To be done: Please say how many lines of the listing hold "this", with no other words in the answer.

Materials provided:
──────

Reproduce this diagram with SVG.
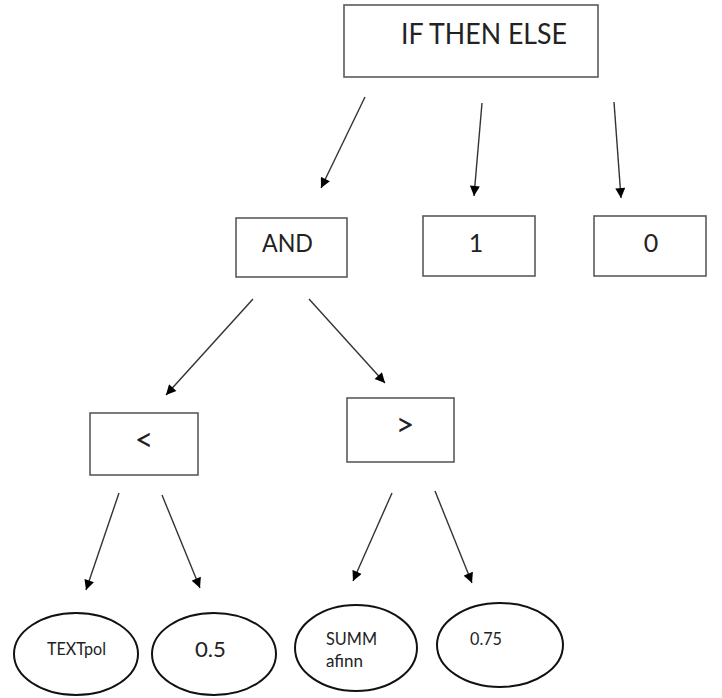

──────

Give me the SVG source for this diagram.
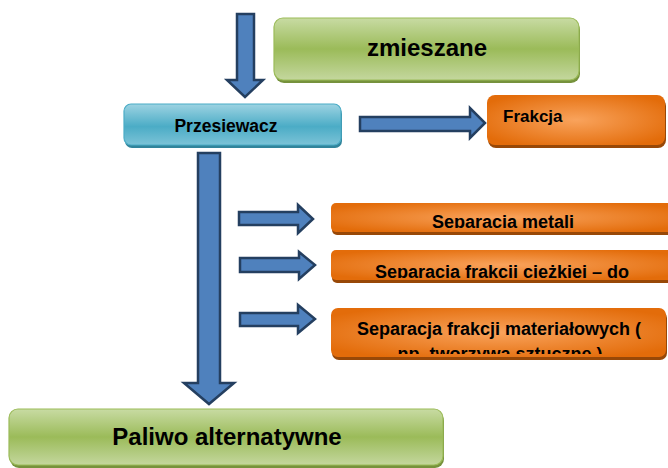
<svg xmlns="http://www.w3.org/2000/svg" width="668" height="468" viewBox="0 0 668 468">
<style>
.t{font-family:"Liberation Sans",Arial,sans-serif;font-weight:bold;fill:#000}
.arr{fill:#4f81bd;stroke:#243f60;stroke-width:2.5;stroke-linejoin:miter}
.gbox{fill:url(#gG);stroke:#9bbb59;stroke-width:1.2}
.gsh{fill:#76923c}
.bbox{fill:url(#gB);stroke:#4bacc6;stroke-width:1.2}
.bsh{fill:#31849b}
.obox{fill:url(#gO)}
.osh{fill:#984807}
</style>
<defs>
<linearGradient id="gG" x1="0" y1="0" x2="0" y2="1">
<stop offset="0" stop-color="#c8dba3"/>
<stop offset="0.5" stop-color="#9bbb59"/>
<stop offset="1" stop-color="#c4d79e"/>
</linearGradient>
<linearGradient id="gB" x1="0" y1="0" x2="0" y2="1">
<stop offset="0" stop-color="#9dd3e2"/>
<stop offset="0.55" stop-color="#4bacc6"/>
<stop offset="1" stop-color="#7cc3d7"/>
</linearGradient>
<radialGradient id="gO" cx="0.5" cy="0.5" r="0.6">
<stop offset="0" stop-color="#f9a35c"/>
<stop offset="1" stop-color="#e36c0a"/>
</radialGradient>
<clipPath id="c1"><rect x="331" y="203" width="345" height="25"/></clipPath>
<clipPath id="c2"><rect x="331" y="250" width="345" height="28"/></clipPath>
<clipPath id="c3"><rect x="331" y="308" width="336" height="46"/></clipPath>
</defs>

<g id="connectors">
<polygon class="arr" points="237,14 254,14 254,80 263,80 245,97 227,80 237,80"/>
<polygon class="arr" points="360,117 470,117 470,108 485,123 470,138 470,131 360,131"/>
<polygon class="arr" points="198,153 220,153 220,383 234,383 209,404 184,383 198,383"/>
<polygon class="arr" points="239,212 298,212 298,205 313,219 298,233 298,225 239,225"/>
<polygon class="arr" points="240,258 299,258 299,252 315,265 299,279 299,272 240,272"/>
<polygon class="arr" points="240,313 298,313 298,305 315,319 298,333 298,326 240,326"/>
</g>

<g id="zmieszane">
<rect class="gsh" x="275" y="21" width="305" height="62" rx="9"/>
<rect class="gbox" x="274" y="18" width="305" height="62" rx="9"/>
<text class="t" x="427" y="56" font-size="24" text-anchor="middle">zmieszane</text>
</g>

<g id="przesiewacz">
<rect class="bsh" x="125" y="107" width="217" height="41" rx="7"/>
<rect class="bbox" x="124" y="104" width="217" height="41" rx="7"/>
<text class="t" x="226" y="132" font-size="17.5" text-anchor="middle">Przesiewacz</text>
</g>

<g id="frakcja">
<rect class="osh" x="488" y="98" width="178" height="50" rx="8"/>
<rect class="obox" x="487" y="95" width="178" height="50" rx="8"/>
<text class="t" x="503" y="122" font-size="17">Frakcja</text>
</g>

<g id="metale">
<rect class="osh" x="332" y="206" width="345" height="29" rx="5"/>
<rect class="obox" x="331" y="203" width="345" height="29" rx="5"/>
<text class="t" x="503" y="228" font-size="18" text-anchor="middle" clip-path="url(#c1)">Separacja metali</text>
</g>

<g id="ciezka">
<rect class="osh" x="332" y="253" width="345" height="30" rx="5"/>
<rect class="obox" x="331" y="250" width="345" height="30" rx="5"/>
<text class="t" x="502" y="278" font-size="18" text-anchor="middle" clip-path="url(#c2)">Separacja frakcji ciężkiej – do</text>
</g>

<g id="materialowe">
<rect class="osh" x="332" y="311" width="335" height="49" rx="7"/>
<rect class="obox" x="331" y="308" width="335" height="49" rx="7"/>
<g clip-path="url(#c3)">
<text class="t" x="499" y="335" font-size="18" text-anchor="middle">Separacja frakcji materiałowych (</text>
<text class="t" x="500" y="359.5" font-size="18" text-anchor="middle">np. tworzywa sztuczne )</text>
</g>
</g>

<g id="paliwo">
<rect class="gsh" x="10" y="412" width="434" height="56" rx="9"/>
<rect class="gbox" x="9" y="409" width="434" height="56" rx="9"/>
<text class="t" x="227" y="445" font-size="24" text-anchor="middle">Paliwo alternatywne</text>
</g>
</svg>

──────

Reply to the exercise: 2